* **Task goal**: Starting at the first line of the data, please print exactly those lines through the one that holds "CartesianGrid, Legend, Label", omitting every picture.
** START Recorded information **
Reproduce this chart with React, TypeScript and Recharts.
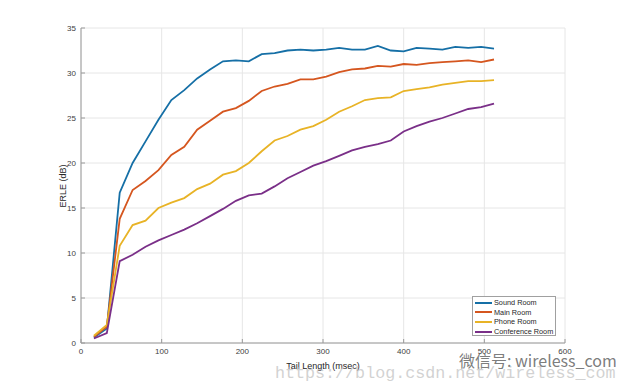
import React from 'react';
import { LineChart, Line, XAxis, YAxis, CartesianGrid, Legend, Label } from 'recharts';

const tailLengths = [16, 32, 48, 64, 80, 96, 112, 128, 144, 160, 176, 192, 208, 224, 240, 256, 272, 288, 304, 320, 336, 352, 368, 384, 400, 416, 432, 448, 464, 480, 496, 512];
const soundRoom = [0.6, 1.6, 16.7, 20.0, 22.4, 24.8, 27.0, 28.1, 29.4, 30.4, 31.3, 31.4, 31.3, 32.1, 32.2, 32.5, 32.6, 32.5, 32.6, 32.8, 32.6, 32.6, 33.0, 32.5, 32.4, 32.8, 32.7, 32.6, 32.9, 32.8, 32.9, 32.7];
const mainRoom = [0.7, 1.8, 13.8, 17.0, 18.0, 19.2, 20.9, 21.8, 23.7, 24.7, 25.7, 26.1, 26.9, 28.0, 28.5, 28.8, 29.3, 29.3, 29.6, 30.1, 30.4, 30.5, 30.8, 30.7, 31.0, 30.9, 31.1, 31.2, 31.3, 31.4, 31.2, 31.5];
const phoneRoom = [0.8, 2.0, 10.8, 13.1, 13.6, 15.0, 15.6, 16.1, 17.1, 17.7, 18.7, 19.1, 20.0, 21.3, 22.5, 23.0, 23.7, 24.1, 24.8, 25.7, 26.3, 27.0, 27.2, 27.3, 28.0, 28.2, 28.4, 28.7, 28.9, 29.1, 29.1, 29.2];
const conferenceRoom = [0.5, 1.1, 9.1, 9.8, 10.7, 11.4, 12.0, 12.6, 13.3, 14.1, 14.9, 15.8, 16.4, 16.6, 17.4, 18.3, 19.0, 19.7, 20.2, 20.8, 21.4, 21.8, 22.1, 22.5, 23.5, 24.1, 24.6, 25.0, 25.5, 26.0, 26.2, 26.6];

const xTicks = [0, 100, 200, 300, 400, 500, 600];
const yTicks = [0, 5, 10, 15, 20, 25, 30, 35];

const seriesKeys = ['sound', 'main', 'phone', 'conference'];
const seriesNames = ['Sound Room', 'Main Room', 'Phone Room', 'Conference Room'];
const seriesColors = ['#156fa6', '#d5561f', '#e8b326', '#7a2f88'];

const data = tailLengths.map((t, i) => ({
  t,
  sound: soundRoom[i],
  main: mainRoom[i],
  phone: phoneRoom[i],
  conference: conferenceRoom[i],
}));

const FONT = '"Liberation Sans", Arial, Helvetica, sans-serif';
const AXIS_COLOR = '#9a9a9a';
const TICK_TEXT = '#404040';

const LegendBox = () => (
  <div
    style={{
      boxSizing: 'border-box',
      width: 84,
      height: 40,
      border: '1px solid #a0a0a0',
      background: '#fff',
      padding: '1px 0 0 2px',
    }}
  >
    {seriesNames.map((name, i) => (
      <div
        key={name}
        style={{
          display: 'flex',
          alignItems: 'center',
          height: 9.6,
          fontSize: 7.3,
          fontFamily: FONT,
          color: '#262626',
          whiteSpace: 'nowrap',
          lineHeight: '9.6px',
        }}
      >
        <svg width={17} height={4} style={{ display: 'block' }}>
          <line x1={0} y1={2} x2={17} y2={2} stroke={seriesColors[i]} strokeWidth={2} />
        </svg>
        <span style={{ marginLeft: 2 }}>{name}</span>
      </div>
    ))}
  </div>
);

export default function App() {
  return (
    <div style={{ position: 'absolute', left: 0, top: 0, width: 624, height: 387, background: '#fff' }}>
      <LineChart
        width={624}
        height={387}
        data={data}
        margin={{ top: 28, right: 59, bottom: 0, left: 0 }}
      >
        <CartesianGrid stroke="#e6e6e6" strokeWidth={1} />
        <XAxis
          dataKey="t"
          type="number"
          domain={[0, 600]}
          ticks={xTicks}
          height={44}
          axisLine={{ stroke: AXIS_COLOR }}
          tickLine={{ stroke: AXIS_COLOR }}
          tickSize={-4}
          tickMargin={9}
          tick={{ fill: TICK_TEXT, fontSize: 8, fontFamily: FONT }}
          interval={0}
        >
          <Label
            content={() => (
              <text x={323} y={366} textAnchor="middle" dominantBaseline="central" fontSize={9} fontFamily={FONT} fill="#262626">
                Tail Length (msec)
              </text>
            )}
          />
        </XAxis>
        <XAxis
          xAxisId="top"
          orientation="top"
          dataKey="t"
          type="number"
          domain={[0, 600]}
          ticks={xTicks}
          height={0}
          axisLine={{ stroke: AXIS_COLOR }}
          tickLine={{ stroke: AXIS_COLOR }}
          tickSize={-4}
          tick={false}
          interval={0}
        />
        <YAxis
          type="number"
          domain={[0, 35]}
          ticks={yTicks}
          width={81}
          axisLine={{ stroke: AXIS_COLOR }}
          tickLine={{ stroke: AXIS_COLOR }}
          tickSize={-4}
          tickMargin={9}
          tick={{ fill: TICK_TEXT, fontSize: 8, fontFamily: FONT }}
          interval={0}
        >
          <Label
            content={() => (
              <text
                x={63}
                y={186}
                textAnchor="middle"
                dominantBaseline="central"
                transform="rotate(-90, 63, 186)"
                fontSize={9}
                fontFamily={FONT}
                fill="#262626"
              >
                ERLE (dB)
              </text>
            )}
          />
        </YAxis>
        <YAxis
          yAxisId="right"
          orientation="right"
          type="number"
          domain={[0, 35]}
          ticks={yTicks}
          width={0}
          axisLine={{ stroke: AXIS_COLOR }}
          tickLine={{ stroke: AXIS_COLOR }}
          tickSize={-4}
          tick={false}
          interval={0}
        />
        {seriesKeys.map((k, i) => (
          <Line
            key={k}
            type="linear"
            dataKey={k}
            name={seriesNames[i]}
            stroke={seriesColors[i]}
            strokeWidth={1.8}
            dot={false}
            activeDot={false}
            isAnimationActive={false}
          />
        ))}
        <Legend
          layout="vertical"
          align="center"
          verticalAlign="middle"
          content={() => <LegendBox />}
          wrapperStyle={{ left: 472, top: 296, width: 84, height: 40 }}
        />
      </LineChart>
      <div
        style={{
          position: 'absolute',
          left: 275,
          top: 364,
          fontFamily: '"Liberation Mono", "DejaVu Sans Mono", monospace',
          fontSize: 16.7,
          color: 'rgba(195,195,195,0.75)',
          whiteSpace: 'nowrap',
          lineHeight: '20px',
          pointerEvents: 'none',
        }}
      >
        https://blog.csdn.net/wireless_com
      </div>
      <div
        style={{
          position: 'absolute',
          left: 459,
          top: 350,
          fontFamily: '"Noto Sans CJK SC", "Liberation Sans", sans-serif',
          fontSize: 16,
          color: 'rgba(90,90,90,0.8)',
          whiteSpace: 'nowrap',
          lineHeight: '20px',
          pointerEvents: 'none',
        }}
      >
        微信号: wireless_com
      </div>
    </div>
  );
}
** END Recorded information **
* **Expected output**:
Reproduce this chart with React, TypeScript and Recharts.
import React from 'react';
import { LineChart, Line, XAxis, YAxis, CartesianGrid, Legend, Label } from 'recharts';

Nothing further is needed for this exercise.